Contracts have been signed with the aim of using finances effectively, she added.

Under a draft law adopted by cabinet last October, only some health care facilities controlled by Slovakia’s Health Ministry are guaranteed contracts with the country’s health insurers. The rest of the health care providers must depend on the goodwill of the insurers.

The draft on the minimum public network of health care providers set a list of 34 state health care facilities. Health insurers only have to cover the hospitals included in the list with their contracts. The draft has still not made it through parliament.

Analysts have said that selective contracting benefits the health market, because it enforces the effective use of public resources.

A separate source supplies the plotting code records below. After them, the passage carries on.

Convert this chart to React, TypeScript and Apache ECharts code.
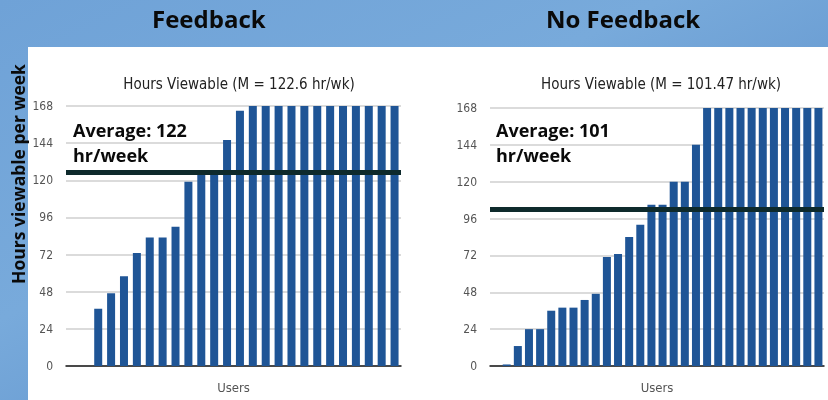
import React, { useEffect, useRef } from "react";
import * as echarts from "echarts";

const headers = ["Feedback", "No Feedback"];
const chartTitles = ["Hours Viewable (M = 122.6 hr/wk)", "Hours Viewable (M = 101.47 hr/wk)"];
const yAxisTitle = "Hours viewable per week";
const xAxisName = "Users";
const yTicks = [0, 24, 48, 72, 96, 120, 144, 168];

const feedbackValues = [0, 0, 37, 47, 58, 73, 83, 83, 90, 119, 125, 125, 146, 165,
  168, 168, 168, 168, 168, 168, 168, 168, 168, 168, 168, 168];
const noFeedbackValues = [0, 1, 13, 24, 24, 36, 38, 38, 43, 47, 71, 73, 84, 92, 105, 105,
  120, 120, 144, 168, 168, 168, 168, 168, 168, 168, 168, 168, 168, 168];
const averageLines = [125, 102];
const averageLabels = ["Average: 122\nhr/week", "Average: 101\nhr/week"];

const BAR = "#1f5596";
const NARROW = "'Liberation Sans Narrow', 'DejaVu Sans Condensed', Arial, sans-serif";
const BOLD = "'Open Sans', Calibri, sans-serif";

export default function App() {
  const ref = useRef<HTMLDivElement>(null);
  useEffect(() => {
    if (!ref.current) return;
    const chart = echarts.init(ref.current, undefined, { renderer: "svg" });
    const cats1 = feedbackValues.map((_, i) => "U" + (i + 1));
    const cats2 = noFeedbackValues.map((_, i) => "U" + (i + 1));
    const grids = [
      { left: 66, right: 427, top: 106, bottom: 34, outerBoundsMode: "none", containLabel: false },
      { left: 490, right: 4, top: 108, bottom: 34, outerBoundsMode: "none", containLabel: false },
    ];
    const xAxis = [cats1, cats2].map((c, i) => ({
      type: "category",
      gridIndex: i,
      data: c,
      boundaryGap: true,
      axisLine: { show: true, lineStyle: { color: "#1a1a1a", width: 1.5 } },
      axisTick: { show: false },
      axisLabel: { show: false },
      name: xAxisName,
      nameLocation: "middle",
      nameGap: 15,
      nameTextStyle: { color: "#555", fontSize: 13, fontFamily: NARROW },
    }));
    const yAxis = [0, 1].map((i) => ({
      type: "value",
      gridIndex: i,
      min: yTicks[0],
      max: yTicks[yTicks.length - 1],
      interval: yTicks[1] - yTicks[0],
      axisLine: { show: false },
      axisTick: { show: false },
      axisLabel: { color: "#555", fontSize: 12, fontFamily: NARROW, margin: 13 },
      splitLine: { show: true, lineStyle: { color: "#cfcfcf", width: 1.5 } },
    }));
    const series = [feedbackValues, noFeedbackValues].map((vals, i) => ({
      type: "bar",
      xAxisIndex: i,
      yAxisIndex: i,
      data: vals,
      barWidth: 8,
      itemStyle: { color: BAR },
      markLine: {
        silent: true,
        symbol: "none",
        label: { show: false },
        lineStyle: { color: "#0e2a2c", width: 5, type: "solid" },
        data: [{ yAxis: averageLines[i] }],
      },
    }));
    chart.setOption({
      animation: false,
      grid: grids,
      xAxis,
      yAxis,
      series,
      title: [
        {
          text: chartTitles[0], left: 234, top: 71, textAlign: "center",
          textStyle: { fontSize: 15, fontWeight: "normal", color: "#222", fontFamily: NARROW },
        },
        {
          text: chartTitles[1], left: 656, top: 71, textAlign: "center",
          textStyle: { fontSize: 15, fontWeight: "normal", color: "#222", fontFamily: NARROW },
        },
      ],
      graphic: [
        {
          type: "rect", z: -10, silent: true,
          shape: { x: 0, y: 0, width: 828, height: 400 },
          style: {
            fill: new echarts.graphic.LinearGradient(0, 0, 1, 1, [
              { offset: 0, color: "#6fa2d7" },
              { offset: 0.4, color: "#78aadb" },
              { offset: 0.7, color: "#6497cf" },
              { offset: 1, color: "#7ea4d0" },
            ]),
          },
        },
        {
          type: "rect", z: -9, silent: true,
          shape: { x: 28, y: 47, width: 800, height: 353 },
          style: { fill: "#ffffff" },
        },
        {
          type: "text", silent: true, left: 152, top: 6,
          style: { text: headers[0], font: "bold 24px " + BOLD, fill: "#0a0a0a" },
        },
        {
          type: "text", silent: true, left: 546, top: 6,
          style: { text: headers[1], font: "bold 24px " + BOLD, fill: "#0a0a0a" },
        },
        {
          type: "text", silent: true, x: 18, y: 174, rotation: Math.PI / 2,
          style: {
            text: yAxisTitle, font: "bold 17.5px " + BOLD, fill: "#0a0a0a",
            align: "center", verticalAlign: "middle",
          },
        },
        {
          type: "text", silent: true, left: 73, top: 117,
          style: { text: averageLabels[0], font: "bold 18px " + BOLD, fill: "#0a0a0a", lineHeight: 25 },
        },
        {
          type: "text", silent: true, left: 496, top: 117,
          style: { text: averageLabels[1], font: "bold 18px " + BOLD, fill: "#0a0a0a", lineHeight: 25 },
        },
      ],
    });
    return () => chart.dispose();
  }, []);
  return (
    <div
      ref={ref}
      style={{ position: "fixed", left: 0, top: 0, width: 828, height: 400 }}
    />
  );
}
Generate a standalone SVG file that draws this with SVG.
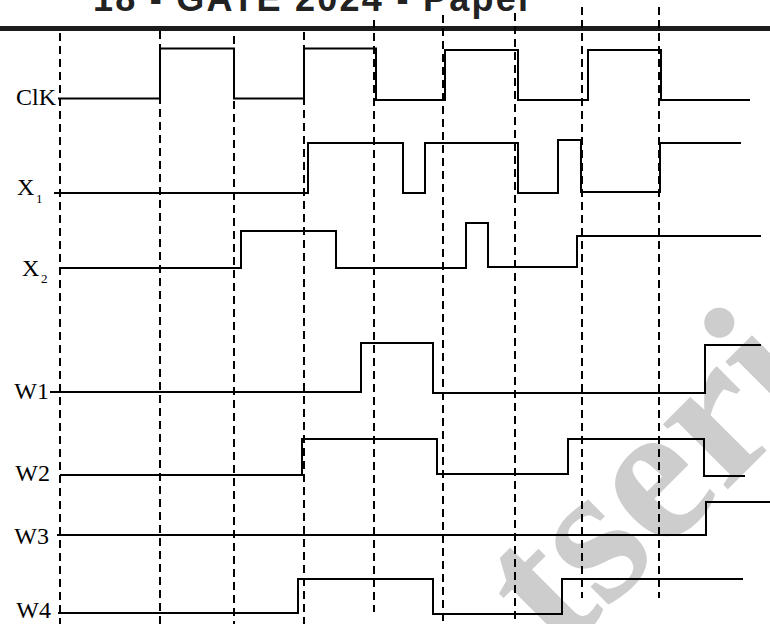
<svg xmlns="http://www.w3.org/2000/svg" width="770" height="624" viewBox="0 0 770 624">
<style>
.wave{fill:none;stroke:#000;stroke-width:2;stroke-linejoin:miter}
.grid{stroke:#000;stroke-width:2;stroke-dasharray:8 5;fill:none}
.lbl{font-family:"Liberation Serif","Times New Roman",serif;font-size:24px;fill:#000}
.sub{font-family:"Liberation Serif","Times New Roman",serif;font-size:13px;fill:#000}
.wm{font-family:"Liberation Serif","Times New Roman",serif;font-weight:bold;font-size:200px;fill:#cdcdcd}
.hdr{font-family:"Liberation Sans",Arial,sans-serif;font-weight:bold;font-size:36px;fill:#222}
</style>
<rect width="770" height="624" fill="#fff"/>
<g id="watermark">
<text class="wm" transform="translate(559,658) rotate(-45)">tseries</text>
</g>
<g id="header">
<text class="hdr" x="93" y="11" textLength="439" lengthAdjust="spacing">18 - GATE 2024 - Paper</text>
<rect x="0" y="26" width="770" height="5" fill="#1c1c1c"/>
</g>
<g id="gridlines">
<line class="grid" x1="60" y1="33" x2="60" y2="624"/>
<line class="grid" x1="160" y1="31" x2="160" y2="624"/>
<line class="grid" x1="234" y1="36" x2="234" y2="624"/>
<line class="grid" x1="304" y1="32" x2="304" y2="624"/>
<line class="grid" x1="374" y1="20" x2="374" y2="612"/>
<line class="grid" x1="443" y1="15" x2="443" y2="624"/>
<line class="grid" x1="515" y1="13" x2="515" y2="624"/>
<line class="grid" x1="582" y1="7" x2="582" y2="598"/>
<line class="grid" x1="659" y1="7" x2="659" y2="598"/>
</g>
<g id="clk">
<text class="lbl" x="56" y="105" text-anchor="end">ClK</text>
<path class="wave" d="M58,98.5 H160 V48.5 H234 V98.5 H304 V48.5 H376 V100 H445 V50 H518 V100 H588 V50 H661 V100 H750"/>
</g>
<g id="x1">
<text class="lbl" x="17" y="195" font-size="23">X</text>
<text class="sub" x="36" y="203">1</text>
<path class="wave" d="M54,193 H308 V143 H403 V193 H425 V143 H518 V193 H558 V140 H581 V192 H660 V143 H741"/>
</g>
<g id="x2">
<text class="lbl" x="22" y="276" font-size="23">X</text>
<text class="sub" x="41" y="283">2</text>
<path class="wave" d="M60,268 H241 V231 H336 V268 H466 V223 H488 V267 H577 V236 H761"/>
</g>
<g id="w1">
<text class="lbl" x="49" y="399" text-anchor="end">W1</text>
<path class="wave" d="M50,392 H361 V343 H433 V393 H705 V345 H761"/>
</g>
<g id="w2">
<text class="lbl" x="50" y="481" text-anchor="end">W2</text>
<path class="wave" d="M60,475 H302 V439 H437 V474 H568 V439 H704 V476 H745"/>
</g>
<g id="w3">
<text class="lbl" x="49" y="544" text-anchor="end">W3</text>
<path class="wave" d="M57,535 H706 V502 H770"/>
</g>
<g id="w4">
<text class="lbl" x="51" y="618" text-anchor="end">W4</text>
<path class="wave" d="M58,613 H298 V579 H433 V614 H562 V579 H743"/>
</g>
</svg>
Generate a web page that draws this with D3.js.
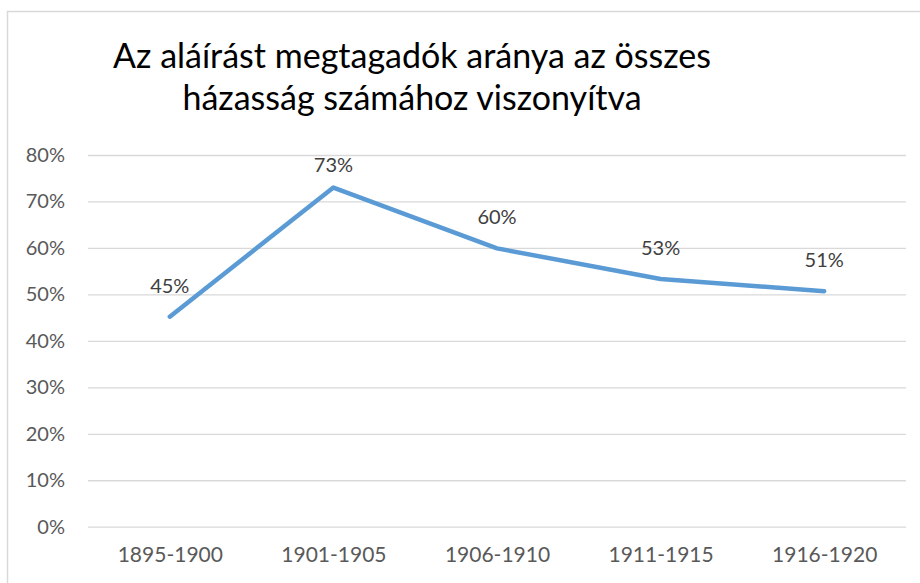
<!DOCTYPE html>
<html>
<head>
<meta charset="utf-8">
<script src="https://cdn.jsdelivr.net/npm/d3@7"></script>
<style>
  html, body { margin: 0; padding: 0; background: #fff; }
  svg { display: block; font-family: Lato, "Open Sans", sans-serif; }
</style>
</head>
<body>
<div id="chart"></div>
<script>
// chart data
const titleLines = ["Az aláírást megtagadók aránya az összes", "házasság számához viszonyítva"];
const categories = ["1895-1900", "1901-1905", "1906-1910", "1911-1915", "1916-1920"];
const values = [0.452, 0.730, 0.599, 0.533, 0.507];
const yTicks = [0, 0.1, 0.2, 0.3, 0.4, 0.5, 0.6, 0.7, 0.8];

const width = 920, height = 583;
const margin = { top: 155, right: 14, bottom: 56.3, left: 88 };

const svg = d3.select("#chart").append("svg")
  .attr("width", width)
  .attr("height", height);

// chart frame (runs off the right/bottom edge like the screenshot)
svg.append("rect")
  .attr("x", 7.5).attr("y", 11.5)
  .attr("width", width + 20).attr("height", height + 20)
  .attr("fill", "#fff")
  .attr("stroke", "#d9d9d9")
  .attr("stroke-width", 1.5);

const x = d3.scalePoint()
  .domain(categories)
  .range([margin.left, width - margin.right])
  .padding(0.5);

const y = d3.scaleLinear()
  .domain([0, 0.8])
  .range([height - margin.bottom, margin.top]);

// title
svg.append("text")
  .attr("x", 412)
  .attr("y", 68)
  .attr("text-anchor", "middle")
  .attr("font-size", 34)
  .attr("fill", "#000")
  .selectAll("tspan")
  .data(titleLines)
  .join("tspan")
  .attr("x", 412)
  .attr("dy", (d, i) => i === 0 ? 0 : 42)
  .text(d => d);

// gridlines + y labels
const yAxis = svg.append("g")
  .attr("transform", "translate(" + margin.left + ",0)")
  .call(d3.axisLeft(y)
    .tickValues(yTicks)
    .tickFormat(d3.format(".0%"))
    .tickSize(-(width - margin.left - margin.right))
    .tickPadding(23));
yAxis.select(".domain").remove();
yAxis.selectAll(".tick line").attr("stroke", "#d9d9d9").attr("stroke-width", 1.3);
yAxis.selectAll(".tick text")
  .attr("font-family", "Lato, 'Open Sans', sans-serif")
  .attr("font-size", 20)
  .attr("fill", "#595959");

// x labels
const xAxis = svg.append("g")
  .attr("transform", "translate(0," + (height - margin.bottom) + ")")
  .call(d3.axisBottom(x).tickSize(0).tickPadding(20));
xAxis.select(".domain").remove();
xAxis.selectAll(".tick text")
  .attr("font-family", "Lato, 'Open Sans', sans-serif")
  .attr("font-size", 21)
  .attr("fill", "#595959");

// line
const line = d3.line()
  .x((d, i) => x(categories[i]))
  .y(d => y(d));

svg.append("path")
  .datum(values)
  .attr("d", line)
  .attr("fill", "none")
  .attr("stroke", "#5b9bd5")
  .attr("stroke-width", 4.5)
  .attr("stroke-linejoin", "round")
  .attr("stroke-linecap", "round");

// data labels, kept inside the plot area
svg.append("g")
  .selectAll("text")
  .data(values)
  .join("text")
  .attr("x", (d, i) => x(categories[i]))
  .attr("y", d => Math.max(y(d) - 24, margin.top + 17))
  .attr("text-anchor", "middle")
  .attr("font-size", 20)
  .attr("fill", "#404040")
  .text(d => d3.format(".0%")(d));
</script>
</body>
</html>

But hospitals still worry that the situation might affect their ability to serve patients.

Without a contract with VšZP, the respiratory hospital in Poprad-Kvetnica will see 70 percent of its revenues gone as of January 2008, hospital officials say.

“Finishing the contract as of December 31, 2007 with VšZP, our major health care buyer, will have a negative, almost fatal impact on the hospital,” said the hospital’s Pavol Zalom in a press release.

Selective contracting was one of the principles of the reform initiated by the previous health minister, Tomáš Szalay of the Health Policy Institute told The Slovak Spectator.

“It inserts market elements into health care and forces the health care providers to aim for higher quality and effectiveness,” Szalay said. “After all, it saves public resources and increases the health benefits of the population.”

Even though it is undoubtedly an effective tool, Szalay said, it has not really been used yet, mainly for political reasons.

“Over the past three or four years, I can only recall the shutdown of the hospital in Želiezovce,” he said.

The institute also said that European countries have not really been using selective contracting, so comparing the Slovak system with other countries is essentially impossible.

Some hospitals opt out

The Association of Slovak Hospitals has told its members not to sign contracts for 2008 with VšZP, suggesting that the contracts are not necessarily advantageous for them.

As of February, clients of VšZP will receive only emergency treatment in 58 hospitals across Slovakia, association head Marián Petko told the SITA newswire.

If the association fails to reach an agreement with the insurer, its clients will either have to pay for non-urgent health care in hospitals that are members of the association, or undergo treatment in other facilities.

“We do not want to hold patients hostage in problems between health care providers and the insurer, so for now the association’s members will continue to provide the same health care as they did before,” Petko told SITA.

VšZP has publicly promised hospitals that until they sign the agreements, it will cover their expenses for emergency health procedures, as well as planned health care, based on the tariffs proposed in December 2007.

However, the coverage will not apply after January 31 and it only applies to health care providers that received draft contracts from VšZP back in December, Balážová explained.

If a health institution does not sign a contract with VšZP, the insurer refers its clients to a different facility, Balážová said.

The hospital association said on January 15 that it would file a complaint with the Antitrust Office over the draft legislation on the minimum health care network.

“Lawyers said that the cabinet draft on the minimum public network is at odds with EU regulations on violating equal-opportunity competition rules, and it discriminates against a certain legal form of health providers,” Petko told the press.

Balážová said VšZP has already reached agreements with the Slovak Medical Union of Specialists and Slovak Chamber of Dentists, and negotiations with representatives of other organisations are continuing.

In Slovakia, the link between the client and the insurer is still very fragile, according to the Health Policy Institute, so tensions like this can lead clients to reconsider their choice of insurer.

“It will be good for clients to remember these tensions in the summer, when they have a chance to change their health insurer,” Szalay said.